US FAA safety regulators have issued an airworthiness directive formalising Boeing's interim advice to operators on reducing the risk of water-in-fuel icing on Boeing 777 aircraft.
Investigators have identified water icing as a likely cause of the fuel restriction and dual-engine roll-back on a Rolls-Royce Trent 800-powered British Airways 777 which crashed at London Heathrow in January.
The FAA directive applies only to 777-200 and -300 aircraft equipped with Trent engines. It requires revision of aircraft flight manuals to include in-flight procedures for pilots to follow during particular cold-weather conditions, as well as specific fuel-circulation procedures on the ground.
A spokesman for Rolls-Royce says: "The focus is on Trent-powered 777s because that's the combination in the incident."

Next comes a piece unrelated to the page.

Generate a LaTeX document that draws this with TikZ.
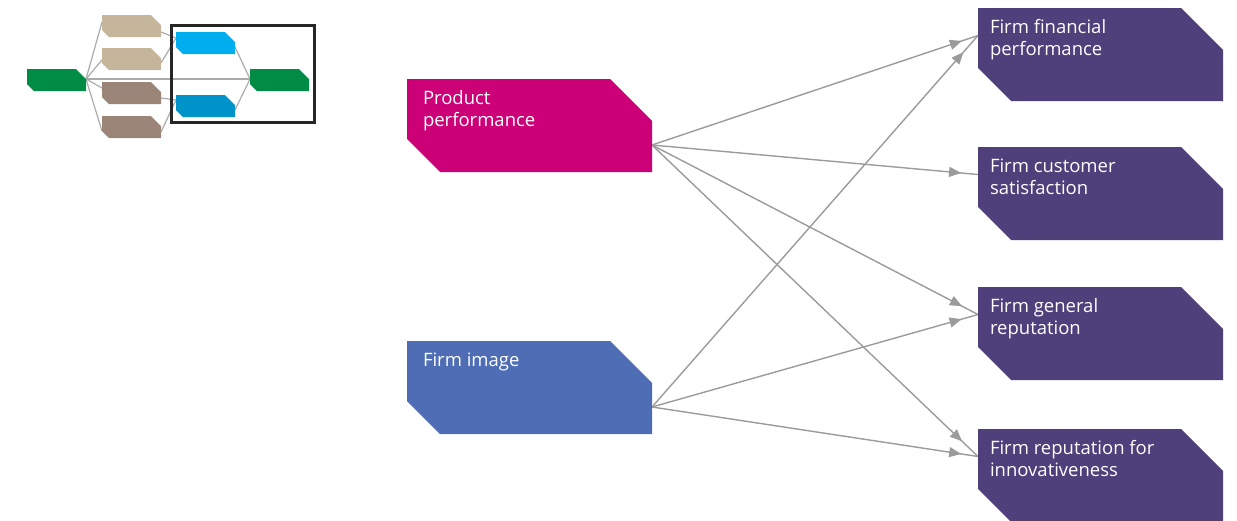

But the directive states: "Initial review of [777s with other engines] has not revealed the same vulnerability to the identified unsafe condition."
While the mechanism for the icing has yet to be determined, a spokesman for General Electric says the GE90 and Trent 800 have differing fuel-system architectures, notably in the location of the main fuel/oil heat exchanger.

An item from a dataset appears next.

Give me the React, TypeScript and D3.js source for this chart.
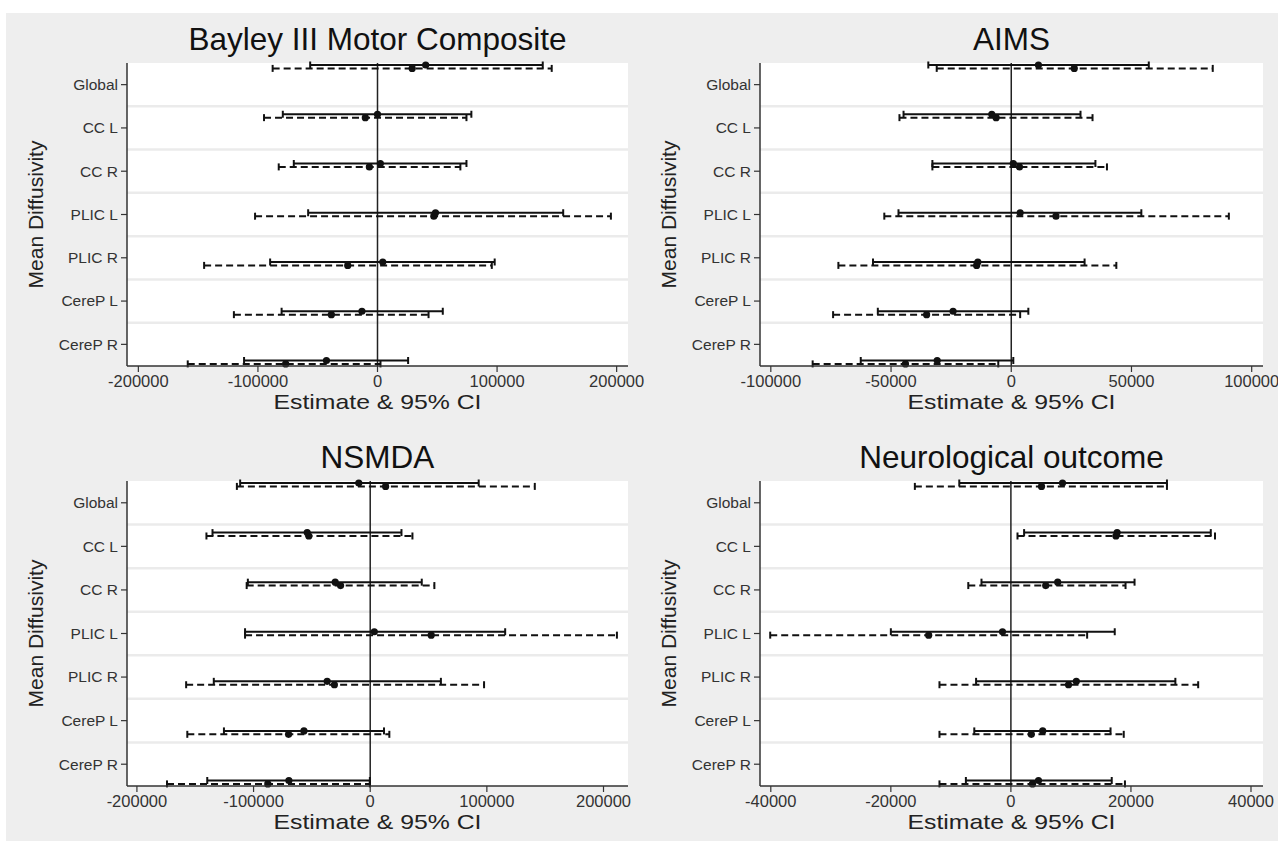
import * as d3 from "d3";

const regions = ["Global", "CC L", "CC R", "PLIC L", "PLIC R", "CereP L", "CereP R"];

// rows: [estimate, lower 95% CI, upper 95% CI], one per region
const bayleySolid = [
  [40300, -56300, 138200],
  [0, -79200, 78500],
  [2400, -70000, 74400],
  [48500, -58000, 155300],
  [4400, -89800, 98000],
  [-13000, -80200, 54600],
  [-42700, -111600, 25600],
];
const bayleyDashed = [
  [29000, -87700, 145700],
  [-10200, -94900, 74400],
  [-6800, -82600, 69300],
  [47100, -102400, 195200],
  [-24900, -145000, 95600],
  [-38600, -120100, 42700],
  [-76800, -158700, 2500],
];

const aimsSolid = [
  [11300, -34500, 57200],
  [-8100, -44800, 28800],
  [850, -32800, 35000],
  [3700, -46900, 54100],
  [-13900, -57500, 30500],
  [-24200, -55500, 7100],
  [-30800, -62600, 850],
];
const aimsDashed = [
  [26200, -31000, 83800],
  [-6300, -46500, 33800],
  [3400, -32800, 39800],
  [18600, -52800, 90500],
  [-14400, -71900, 43700],
  [-35200, -74100, 3700],
  [-44000, -82600, -5400],
];

const nsmdaSolid = [
  [-9800, -111500, 93000],
  [-54000, -135200, 26800],
  [-30000, -104900, 44200],
  [3500, -107300, 115700],
  [-36900, -134100, 60600],
  [-56800, -125400, 11800],
  [-69700, -139700, -300],
];
const nsmdaDashed = [
  [13200, -114300, 141100],
  [-52600, -140400, 36200],
  [-25400, -105900, 55000],
  [52300, -107300, 211500],
  [-30700, -157800, 97600],
  [-70000, -156800, 16400],
  [-87800, -174200, -300],
];

const neuroSolid = [
  [8600, -8600, 26000],
  [17700, 2200, 33300],
  [7800, -4900, 20600],
  [-1400, -20000, 17300],
  [10900, -5800, 27400],
  [5300, -6100, 16600],
  [4600, -7500, 16800],
];
const neuroDashed = [
  [5100, -16000, 26000],
  [17500, 1100, 34000],
  [5800, -7100, 19100],
  [-13700, -40100, 12700],
  [9600, -11900, 31200],
  [3400, -11900, 18800],
  [3600, -11900, 19000],
];

const titles = ["Bayley III Motor Composite", "AIMS", "NSMDA", "Neurological outcome"];
const xDomains = [
  [-209500, 209500],
  [-104500, 104700],
  [-208500, 221000],
  [-41800, 42000],
];
const xTickValues = [
  [-200000, -100000, 0, 100000, 200000],
  [-100000, -50000, 0, 50000, 100000],
  [-200000, -100000, 0, 100000, 200000],
  [-40000, -20000, 0, 20000, 40000],
];

const W = 1278;
const H = 841;
const FONT = "'Liberation Sans', Arial, sans-serif";

function Bars({ rows, x, y, dy, dashed }) {
  return (
    <g>
      {rows.map((r, i) => {
        const yy = y(regions[i]) + dy;
        return (
          <g key={i}>
            <line
              x1={x(r[1])}
              x2={x(r[2])}
              y1={yy}
              y2={yy}
              stroke="#111"
              strokeWidth={2}
              strokeDasharray={dashed ? "7,4" : null}
            />
            <line x1={x(r[1])} x2={x(r[1])} y1={yy - 3.5} y2={yy + 3.5} stroke="#111" strokeWidth={2} />
            <line x1={x(r[2])} x2={x(r[2])} y1={yy - 3.5} y2={yy + 3.5} stroke="#111" strokeWidth={2} />
            <circle cx={x(r[0])} cy={yy} r={3.6} fill="#111" />
          </g>
        );
      })}
    </g>
  );
}

function Panel({ title, solid, dashed, domain, ticks, left, top, width, height }) {
  const right = left + width;
  const bottom = top + height;
  const x = d3.scaleLinear().domain(domain).range([left, right]);
  const band = d3.scaleBand().domain(regions).range([top, bottom]);
  const barY = d3.scalePoint().domain(regions).range([top + 2, bottom - 5.5]);
  const cx = (left + right) / 2;

  return (
    <g>
      <rect x={left} y={top} width={width} height={height} fill="#fff" />
      {regions.slice(1).map((r) => (
        <line key={r} x1={left} x2={right} y1={band(r)} y2={band(r)} stroke="#ebebeb" strokeWidth={2.5} />
      ))}
      <line x1={x(0)} x2={x(0)} y1={top} y2={bottom} stroke="#222" strokeWidth={1.5} />
      <Bars rows={dashed} x={x} y={barY} dy={3.4} dashed />
      <Bars rows={solid} x={x} y={barY} dy={0} dashed={false} />

      {/* y axis */}
      <line x1={left} x2={left} y1={top} y2={bottom} stroke="#333" strokeWidth={1.5} />
      {regions.map((r) => {
        const yy = band(r) + band.bandwidth() / 2;
        return (
          <g key={r}>
            <line x1={left - 6} x2={left} y1={yy} y2={yy} stroke="#333" strokeWidth={1.2} />
            <text x={left - 9} y={yy} dy="0.35em" textAnchor="end" fontSize={15.5} fill="#333">
              {r}
            </text>
          </g>
        );
      })}

      {/* x axis */}
      <line x1={left} x2={right} y1={bottom} y2={bottom} stroke="#333" strokeWidth={1.5} />
      {ticks.map((t) => (
        <g key={t}>
          <line x1={x(t)} x2={x(t)} y1={bottom} y2={bottom + 6} stroke="#333" strokeWidth={1.2} />
          <text x={x(t)} y={bottom + 21} textAnchor="middle" fontSize={16.5} fill="#333">
            {t}
          </text>
        </g>
      ))}

      <text
        x={cx - 104}
        y={bottom + 43}
        fontSize={21}
        fill="#222"
        textLength={208}
        lengthAdjust="spacingAndGlyphs"
      >
        Estimate &amp; 95% CI
      </text>
      <text
        transform={`translate(${left - 91},${(top + bottom) / 2}) rotate(-90)`}
        textAnchor="middle"
        dy="0.35em"
        fontSize={21}
        fill="#222"
      >
        Mean Diffusivity
      </text>
      <text x={cx} y={top - 13} textAnchor="middle" fontSize={31.5} fill="#111">
        {title}
      </text>
    </g>
  );
}

export default function App() {
  const solids = [bayleySolid, aimsSolid, nsmdaSolid, neuroSolid];
  const dashes = [bayleyDashed, aimsDashed, nsmdaDashed, neuroDashed];
  const lefts = [127, 760, 127, 760];
  const tops = [63, 63, 481, 481];
  return (
    <svg
      width={W}
      height={H}
      style={{ position: "absolute", left: 0, top: 0, fontFamily: FONT }}
    >
      <rect x={0} y={0} width={W} height={H} fill="#fff" />
      <rect x={6} y={13} width={W - 6} height={H - 13} fill="#eeeeee" />
      {titles.map((t, i) => (
        <Panel
          key={t}
          title={t}
          solid={solids[i]}
          dashed={dashes[i]}
          domain={xDomains[i]}
          ticks={xTickValues[i]}
          left={lefts[i]}
          top={tops[i]}
          width={i % 2 === 0 ? 501 : 503}
          height={i < 2 ? 303 : 305}
        />
      ))}
    </svg>
  );
}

These differences, he says, generate a difference in fuel temperature at the heat exchanger inlet.
Investigators of the BA accident have performed several tests to determine whether ice is capable of blocking the fuel flow in the vicinity of the heat exchanger.
The GE spokesman adds: "There are no anticipated field actions for the GE90-powered 777s."
In its directive the FAA says: "We are issuing this airworthiness directive to prevent ice from accumulating in the main tank fuel-feed system which, when released, could result in a restriction in the engine fuel system.
"Such a restriction could result in failure to achieve a commanded thrust, and consequent forced landing of the aircraft."
It says the directive becomes effective on 29 September and that operators should revise their procedures within 10 days of this date.